When I used to go to conventions, Freewheelers were the ones on the panel who would say something like, “I just put my characters into a situation and then I see what happens.” No outline, no synopsis, nothing like a roadmap. Just whip up some characters, plunk them into a dilemma, and off you go!
To its credit, Freewheeling is a very organic method of writing, and is very well suited to the “Swooper” technique. Plot twists are created on the fly, and ancillary characters pop up ad hoc. It’s a quick-start method and works like a charm for many, many writers. But its strength is also its weakness. In my discussions with Freewheelers, they’ve admitted that Freewheeling can lead them up dead ends where, despite their best efforts, they’ve essentially written themselves into a corner. In such situations, the Freewheeler has to throw out a large section of the work and go back to a pivotal point where they should have zigged instead of zagged.
As you can tell, I am not a Freewheeler. I am a Tactician, and I find the Freewheeling method bewildering.
Tacticians write outlines. Short story or Novel, if it has a plot, it has an outline. The level of detail in the outline can be pretty high, and Tacticians often have trouble knowing when to stop outlining and start writing. This method is as bewildering to Freewheelers as theirs is to me. “What do you mean, you know how it’s going to end before you start?” they ask. My response is always the same.
Ever read a book that just falls apart at the end? Where suddenly things happen in a blur or characters do something entirely out of, well, out of character? Or where the action just fizzles, as if the writer got bored and had to wrap it up? I’ve read plenty of books like that, and I’m pretty sure they were written by Freewheelers.

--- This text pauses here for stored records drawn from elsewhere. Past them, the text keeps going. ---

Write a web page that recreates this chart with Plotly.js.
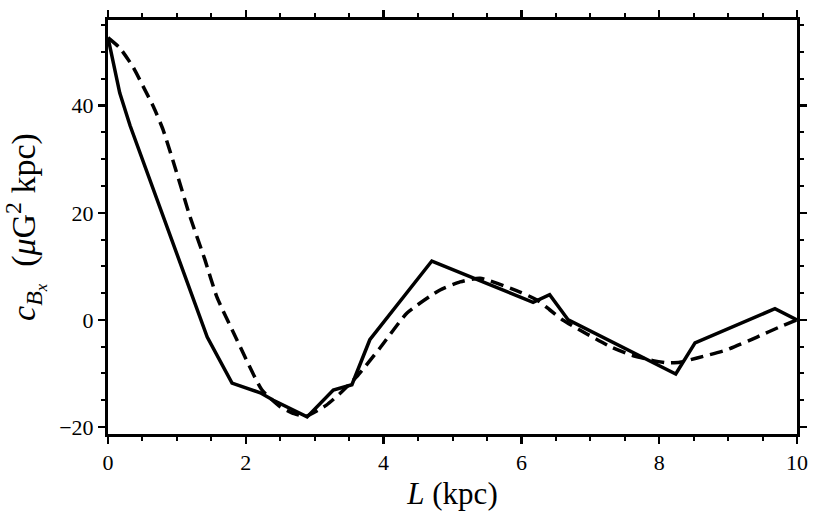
<!DOCTYPE html>
<html>
<head>
<meta charset="utf-8">
<script src="https://cdn.plot.ly/plotly-3.0.1.min.js"></script>
<style>
html,body{margin:0;padding:0;background:#fff;}
#chart{width:831px;height:513px;}
</style>
</head>
<body>
<div id="chart"></div>
<script>
// Solid curve
var solidL = [0, 0.08, 0.17, 0.32, 1.44, 1.80, 2.21, 2.40, 2.89, 3.27, 3.54, 3.80, 4.70, 6.17, 6.41, 6.68, 8.24, 8.52, 9.68, 10];
var solidC = [52.7, 47.5, 42.4, 36.3, -3.2, -11.8, -13.6, -15.0, -18.1, -13.1, -12.1, -3.7, 11.0, 3.3, 4.7, 0.0, -10.1, -4.3, 2.1, 0.0];

// Dashed curve
var dashedL = [0, 0.17, 0.36, 0.51, 0.66, 0.80, 0.97, 1.19, 1.40, 1.58, 1.87, 2.23, 2.50, 2.70, 2.87, 3.17, 3.37, 3.61, 3.95, 4.34, 4.82, 5.11, 5.40, 5.98, 6.23, 6.41, 6.60, 7.29, 7.58, 7.91, 8.10, 8.30, 8.55, 8.98, 9.42, 9.75, 10];
var dashedC = [52.7, 50.8, 47.3, 43.6, 39.8, 35.5, 28.6, 19.3, 11.5, 4.3, -3.7, -13.0, -16.2, -17.5, -18.0, -15.9, -13.7, -10.6, -5.2, 1.3, 5.6, 7.1, 7.8, 5.2, 3.7, 1.9, 0.0, -5.0, -6.5, -7.6, -8.0, -7.9, -7.1, -5.6, -3.2, -1.3, 0.0];

var xTicks = [0, 2, 4, 6, 8, 10];
var yTicks = [-20, 0, 20, 40];

var traces = [
  {x: dashedL, y: dashedC, type: 'scatter', mode: 'lines',
   line: {color: '#000', width: 3.5, dash: '13px,7px', shape: 'spline', smoothing: 0.5},
   hoverinfo: 'skip', showlegend: false},
  {x: solidL, y: solidC, type: 'scatter', mode: 'lines',
   line: {color: '#000', width: 3.5},
   hoverinfo: 'skip', showlegend: false}
];

var tickFont = {family: 'Liberation Serif, DejaVu Serif, serif', size: 22, color: '#000'};
var xTitleFont = {family: 'Liberation Serif, DejaVu Serif, serif', size: 31, color: '#000'};
var yTitleFont = {family: 'Liberation Serif, DejaVu Serif, serif', size: 34, color: '#000'};

var axisCommon = {
  showline: true, linecolor: '#000', linewidth: 3, mirror: 'allticks',
  ticks: 'outside', ticklen: 7, tickwidth: 2.5, tickcolor: '#000',
  showgrid: false, zeroline: false, tickfont: tickFont
};

var layout = {
  width: 831, height: 513,
  margin: {l: 108, r: 34, t: 20, b: 79},
  paper_bgcolor: '#fff', plot_bgcolor: '#fff',
  xaxis: Object.assign({}, axisCommon, {
    range: [0, 10], tickmode: 'array', tickvals: xTicks, ticktext: xTicks.map(String),
    minor: {dtick: 0.5, ticks: 'outside', ticklen: 4, tickwidth: 2, tickcolor: '#000', showgrid: false},
    title: {text: '<i>L</i> (kpc)', font: xTitleFont, standoff: 8}
  }),
  yaxis: Object.assign({}, axisCommon, {
    range: [-21.3, 56], tickmode: 'array', tickvals: yTicks,
    ticktext: yTicks.map(function(v){ return v < 0 ? '\u2212' + Math.abs(v) : String(v); }),
    minor: {dtick: 5, ticks: 'outside', ticklen: 4, tickwidth: 2, tickcolor: '#000', showgrid: false},
    title: {text: '<i>c</i><sub><i>B<sub>x</sub></i></sub>  (<i>\u03bc</i>G<sup>2</sup> kpc)', font: yTitleFont, standoff: 18}
  })
};

Plotly.newPlot('chart', traces, layout, {staticPlot: true, displayModeBar: false});
</script>
</body>
</html>
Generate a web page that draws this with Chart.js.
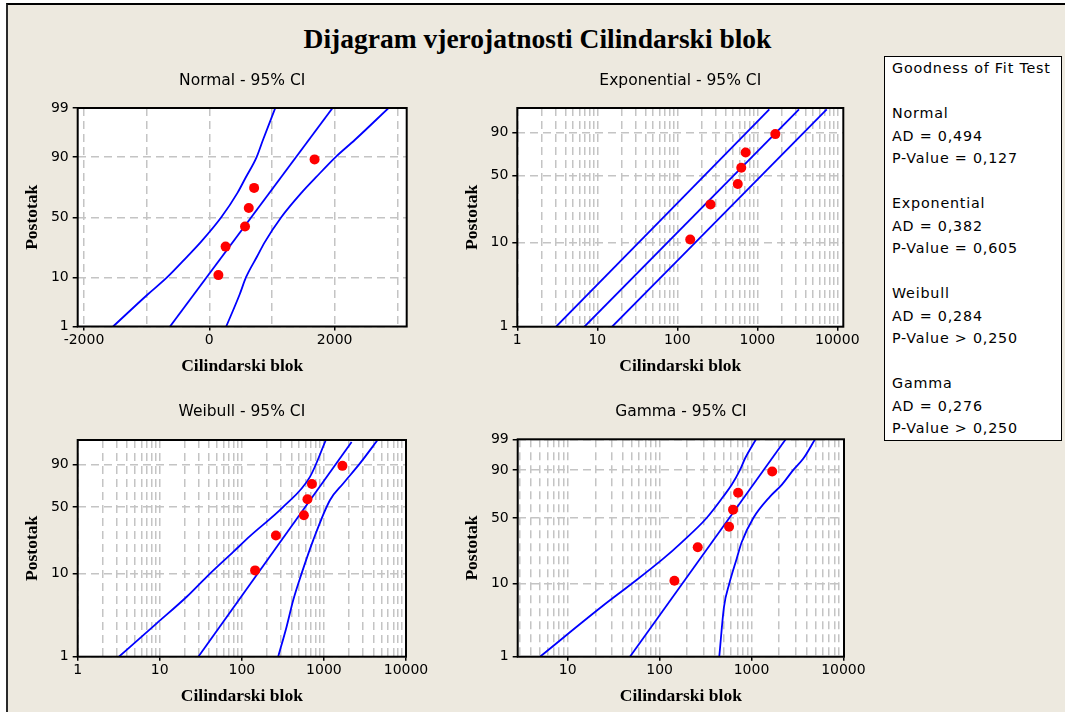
<!DOCTYPE html>
<html>
<head>
<meta charset="utf-8">
<script src="https://cdn.jsdelivr.net/npm/chart.js@4.4.1/dist/chart.umd.min.js"></script>
<style>
  body { margin: 0; background: #fff; width: 1065px; height: 712px; overflow: hidden; position: relative; font-family: "DejaVu Sans", sans-serif; }
  #frame { position: absolute; left: 6px; top: 3px; width: 1100px; height: 760px; background: #ede9df; border-top: 2px solid #000; border-left: 2px solid #2a2a2a; }
  #title { position: absolute; left: 0; top: 22px; width: 1075px; text-align: center; font: bold 27.5px/34px "Liberation Serif", "Times New Roman", serif; }
  canvas { position: absolute; }
  #gof { position: absolute; left: 884px; top: 56px; width: 169px; height: 383px; background: #fff; border: 1px solid #000; padding-left: 7px; font-size: 14.3px; line-height: 22.5px; white-space: pre; letter-spacing: 0.8px; }
</style>
</head>
<body>
<div id="frame"></div>
<div id="title">Dijagram vjerojatnosti Cilindarski blok</div>
<canvas id="cNormal" width="440" height="320" style="left:0px;top:60px"></canvas>
<canvas id="cExp" width="440" height="320" style="left:440px;top:60px"></canvas>
<canvas id="cWeibull" width="440" height="320" style="left:0px;top:392px"></canvas>
<canvas id="cGamma" width="440" height="320" style="left:440px;top:392px"></canvas>
<div id="gof"></div>
<script>
// podaci (ocitano sa slike)
const failTimes = [145, 260, 570, 630, 715, 1680];
const plotPercents = [10.9, 26.6, 42.2, 57.8, 73.4, 89.1];

const normalFitX = [-627, 1967];
const normalFitP = [1, 99];
const normalBandP = [1, 5, 10, 20, 30, 50, 70, 80, 90, 95, 99];
const normalLowerX = [-1535, -984, -675, -356, -133, 191, 452, 579, 755, 856, 1053];
const normalUpperX = [270, 484, 585, 760, 888, 1148, 1473, 1696, 2015, 2321, 2860];

const expLineP = [1, 98.8];
const expFitX = [6.9, 3319];
const expLowerX = [3.05, 1413];
const expUpperX = [15.3, 7373];

const weibullFitP = [1, 98.7];
const weibullFitX = [29.5, 2175];
const weibullLowerP = [1, 2.55, 5.33, 9.18, 17.7, 26.2, 50.1, 80.3, 99];
const weibullLowerX = [3.18, 9.17, 21.3, 37.3, 78.6, 125.5, 319, 676, 1057];
const weibullUpperP = [1, 2.32, 4.87, 10.06, 23.8, 56.8, 74.0, 90.7, 99];
const weibullUpperX = [277, 351, 423, 535, 741, 1183, 1718, 2747, 4508];

const gammaFitP = [1, 99];
const gammaFitX = [47.6, 2355];
const gammaBandP = [1, 5, 10, 20, 30, 50, 70, 80, 90, 95, 99];
const gammaLowerX = [5.0, 23.4, 49.7, 109.7, 174, 325, 493, 609, 750, 850, 1119];
const gammaUpperX = [446, 502, 573, 690, 782, 1047, 1589, 2132, 2853, 3664, 4910];

// osi
const normalXTicks = [-2000, -1000, 0, 1000, 2000, 3000];
const normalXLabels = [-2000, 0, 2000];
const logDecades = [1, 10, 100, 1000, 10000];
const probTicksFull = [1, 10, 50, 90, 99];
const probTicksShort = [1, 10, 50, 90];

const panelTitles = ['Normal - 95% CI', 'Exponential - 95% CI', 'Weibull - 95% CI', 'Gamma - 95% CI'];
const gofTitle = 'Goodness of Fit Test';
const gofNames = ['Normal', 'Exponential', 'Weibull', 'Gamma'];
const gofAD = ['0,494', '0,382', '0,284', '0,276'];
const gofP = ['= 0,127', '= 0,605', '> 0,250', '> 0,250'];

const SERIF = '"Liberation Serif", "Times New Roman", serif';
Chart.defaults.font.family = '"DejaVu Sans", sans-serif';
Chart.defaults.color = '#000';

// skale vjerojatnosnog papira
function probit(p) {
  const a = [-3.969683028665376e+01, 2.209460984245205e+02, -2.759285104469687e+02, 1.383577518672690e+02, -3.066479806614716e+01, 2.506628277459239e+00];
  const b = [-5.447609879822406e+01, 1.615858368580409e+02, -1.556989798598866e+02, 6.680131188771972e+01, -1.328068155288572e+01];
  const c = [-7.784894002430293e-03, -3.223964580411365e-01, -2.400758277161838e+00, -2.549732539343734e+00, 4.374664141464968e+00, 2.938163982698783e+00];
  const d = [7.784695709041462e-03, 3.224671290700398e-01, 2.445134137142996e+00, 3.754408661907416e+00];
  const pl = 0.02425;
  if (p < pl) {
    const q = Math.sqrt(-2 * Math.log(p));
    return (((((c[0]*q+c[1])*q+c[2])*q+c[3])*q+c[4])*q+c[5]) / ((((d[0]*q+d[1])*q+d[2])*q+d[3])*q+1);
  }
  if (p > 1 - pl) {
    const q = Math.sqrt(-2 * Math.log(1 - p));
    return -(((((c[0]*q+c[1])*q+c[2])*q+c[3])*q+c[4])*q+c[5]) / ((((d[0]*q+d[1])*q+d[2])*q+d[3])*q+1);
  }
  const q = p - 0.5, r = q * q;
  return (((((a[0]*r+a[1])*r+a[2])*r+a[3])*r+a[4])*r+a[5])*q / (((((b[0]*r+b[1])*r+b[2])*r+b[3])*r+b[4])*r+1);
}

function gamma2Quantile(p) {
  let lo = 0, hi = 60;
  for (let i = 0; i < 80; i++) {
    const m = (lo + hi) / 2;
    if (1 - Math.exp(-m) * (1 + m) < p) lo = m; else hi = m;
  }
  return (lo + hi) / 2;
}

const paper = {
  normal: v => probit(v / 100),
  weibull: v => Math.log(-Math.log(1 - v / 100)),
  gamma: v => Math.log(gamma2Quantile(v / 100)),
};

class ProbabilityScale extends Chart.Scale {
  parse(raw) { return +raw; }
  determineDataLimits() {
    this.min = this.options.min;
    this.max = this.options.max;
  }
  buildTicks() {
    return this.options.tickValues.map(v => ({ value: v }));
  }
  configure() {
    super.configure();
    this._tf = paper[this.options.paper];
    this._t0 = this._tf(this.min);
    this._t1 = this._tf(this.max);
  }
  getPixelForValue(v) {
    return this.getPixelForDecimal((this._tf(v) - this._t0) / (this._t1 - this._t0));
  }
  getValueForPixel(px) {
    const d = this.getDecimalForPixel(px);
    let lo = this.min, hi = this.max;
    for (let i = 0; i < 50; i++) {
      const m = (lo + hi) / 2;
      if ((this._tf(m) - this._t0) / (this._t1 - this._t0) < d) lo = m; else hi = m;
    }
    return (lo + hi) / 2;
  }
}
ProbabilityScale.id = 'probability';
ProbabilityScale.defaults = {};
Chart.register(ProbabilityScale);

const framePlugin = {
  id: 'plotFrame',
  beforeDraw(chart) {
    const a = chart.chartArea, ctx = chart.ctx;
    ctx.save();
    ctx.fillStyle = '#fff';
    ctx.fillRect(a.left, a.top, a.right - a.left, a.bottom - a.top);
    ctx.restore();
  },
  afterDraw(chart) {
    const a = chart.chartArea, ctx = chart.ctx;
    ctx.save();
    ctx.strokeStyle = '#000';
    ctx.lineWidth = 2;
    ctx.strokeRect(a.left, a.top, a.right - a.left, a.bottom - a.top);
    ctx.restore();
  }
};

function pts(xs, ps) {
  return xs.map((x, i) => ({ x: x, y: ps[i] }));
}

function lineSet(data, smooth) {
  const ds = { data: data, showLine: true, borderColor: '#0000ff', borderWidth: 1.8, pointRadius: 0, fill: false, tension: 0 };
  if (smooth) ds.cubicInterpolationMode = 'monotone';
  return ds;
}

function gridOpts(len) {
  return {
    color: '#c4c4c4',
    lineWidth: 1.5,
    tickLength: len,
    tickWidth: 1.5,
    tickColor: ctx => (ctx.tick && ctx.tick.label !== '' ? '#000' : 'rgba(0,0,0,0)'),
  };
}

function logXScale(min, max) {
  return {
    type: 'logarithmic',
    min: min,
    max: max,
    afterBuildTicks: axis => {
      const t = [];
      logDecades.forEach(dec => {
        for (let m = 1; m <= 9; m++) {
          const v = m * dec;
          if (v >= min && v <= max) t.push({ value: v });
        }
      });
      axis.ticks = t;
    },
    ticks: { callback: v => (logDecades.includes(v) ? String(v) : '') },
  };
}

function panel(id, o) {
  const xs = o.xScale;
  new Chart(document.getElementById(id), {
    type: 'scatter',
    data: {
      datasets: [
        { data: pts(failTimes, plotPercents), pointRadius: 5, pointBackgroundColor: '#ff0000', pointBorderWidth: 0 },
        lineSet(o.fit, false),
        lineSet(o.lower, true),
        lineSet(o.upper, true),
      ],
    },
    options: {
      responsive: false,
      animation: false,
      events: [],
      devicePixelRatio: 1,
      layout: { padding: { left: 0, top: 0, bottom: 0, right: o.padRight } },
      plugins: {
        legend: { display: false },
        tooltip: { enabled: false },
        title: {
          display: true,
          text: o.title,
          fullSize: false,
          font: { size: 15.5, weight: 'normal' },
          padding: { top: o.titleTop, bottom: o.titleBottom },
        },
      },
      scales: {
        x: {
          type: xs.type,
          min: xs.min,
          max: xs.max,
          bounds: 'data',
          afterBuildTicks: xs.afterBuildTicks,
          afterFit: s => { s.height = o.xHeight; },
          grid: gridOpts(4),
          border: { display: false, dash: [8, 5] },
          ticks: { autoSkip: false, maxRotation: 0, minRotation: 0, padding: 1, font: { size: 14 }, callback: xs.ticks.callback },
          title: { display: true, text: 'Cilindarski blok', font: { family: SERIF, size: 17.5, weight: 'bold' }, padding: { top: 0, bottom: o.xTitlePad } },
        },
        y: {
          type: 'probability',
          paper: o.paper,
          min: 1,
          max: 99,
          tickValues: o.yTicks,
          afterFit: s => { s.width = o.yWidth; },
          grid: gridOpts(5),
          border: { display: false, dash: [8, 5] },
          ticks: { padding: 4, font: { size: 14 } },
          title: { display: true, text: 'Postotak', font: { family: SERIF, size: 17.5, weight: 'bold' }, padding: { top: o.yTitlePad, bottom: 0 } },
        },
      },
    },
    plugins: [framePlugin],
  });
}

panel('cNormal', {
  title: panelTitles[0], paper: 'normal', yTicks: probTicksFull,
  xScale: {
    type: 'linear', min: -2100, max: 3150,
    afterBuildTicks: axis => { axis.ticks = normalXTicks.map(v => ({ value: v })); },
    ticks: { callback: v => (normalXLabels.includes(v) ? String(v) : '') },
  },
  fit: pts(normalFitX, normalFitP),
  lower: pts(normalLowerX, normalBandP),
  upper: pts(normalUpperX, normalBandP),
  yWidth: 77.7, padRight: 33.3, titleTop: 12, titleBottom: 17.4, xHeight: 53.5, xTitlePad: 2.8, yTitlePad: 21.8,
});

panel('cExp', {
  title: panelTitles[1], paper: 'weibull', yTicks: probTicksShort,
  xScale: logXScale(1, 11885),
  fit: pts(expFitX, expLineP),
  lower: pts(expLowerX, expLineP),
  upper: pts(expUpperX, expLineP),
  yWidth: 77.3, padRight: 36.7, titleTop: 12, titleBottom: 17.4, xHeight: 53.3, xTitlePad: 2.8, yTitlePad: 21.5,
});

panel('cWeibull', {
  title: panelTitles[2], paper: 'weibull', yTicks: probTicksShort,
  xScale: logXScale(1, 10000),
  fit: pts(weibullFitX, weibullFitP),
  lower: pts(weibullLowerX, weibullLowerP),
  upper: pts(weibullUpperX, weibullUpperP),
  yWidth: 77.7, padRight: 34, titleTop: 10.7, titleBottom: 18.7, xHeight: 55.3, xTitlePad: 4.8, yTitlePad: 21.8,
});

panel('cGamma', {
  title: panelTitles[3], paper: 'gamma', yTicks: probTicksFull,
  xScale: logXScale(2.86, 10150),
  fit: pts(gammaFitX, gammaFitP),
  lower: pts(gammaLowerX, gammaBandP),
  upper: pts(gammaUpperX, gammaBandP),
  yWidth: 77.7, padRight: 36, titleTop: 10.7, titleBottom: 18, xHeight: 55.3, xTitlePad: 5.5, yTitlePad: 21.8,
});

// Goodness of fit okvir
let gofLines = [gofTitle];
gofNames.forEach((name, i) => {
  gofLines.push('', name, 'AD = ' + gofAD[i], 'P-Value ' + gofP[i]);
});
document.getElementById('gof').textContent = gofLines.join('\n');
</script>
</body>
</html>
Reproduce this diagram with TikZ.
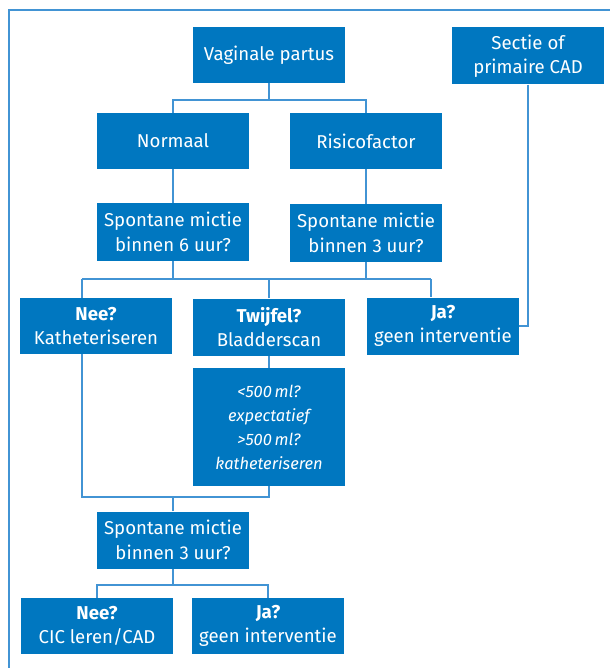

I want to know how my book ends before I start because I want to make damned sure that it’s got a good ending, from the start. Also, as a Basher, I don’t want to waste the time (or if under deadline, can’t afford the time) it takes to go back and rewrite two or three chapters when I end up in a literary cul-de-sac.
There is a hybrid method, though. I saw it in action, and I’ve adopted it for use in developing ideas and writing synopses for unwritten works. It’s called The Hardy Boys Outline, and it’s dead easy. Back in the old Hardy Boys books, chapters had a title that basically told you what was going to happen. You could read the chapter titles and get a really good idea of the entire plot. The Hardy Boys Outline is just that. Here’s how it works.
Jot down your character names and a phrase that describes them. Then start writing the chapter titles. For example, “On the Hunt for Jessie” or “Captured!” is all you write, and that’s what the chapter will be about. One colleague used to put them on yellow-stickies so he could rearrange them or pop a new one in between two others as he developed his plot.
I used this method to outline Books II-V in the Fallen Cloud Saga. It helped me define the arc of the series, and the scope of each novel. I went on to write a detailed outline of each book as I began them, but that’s me.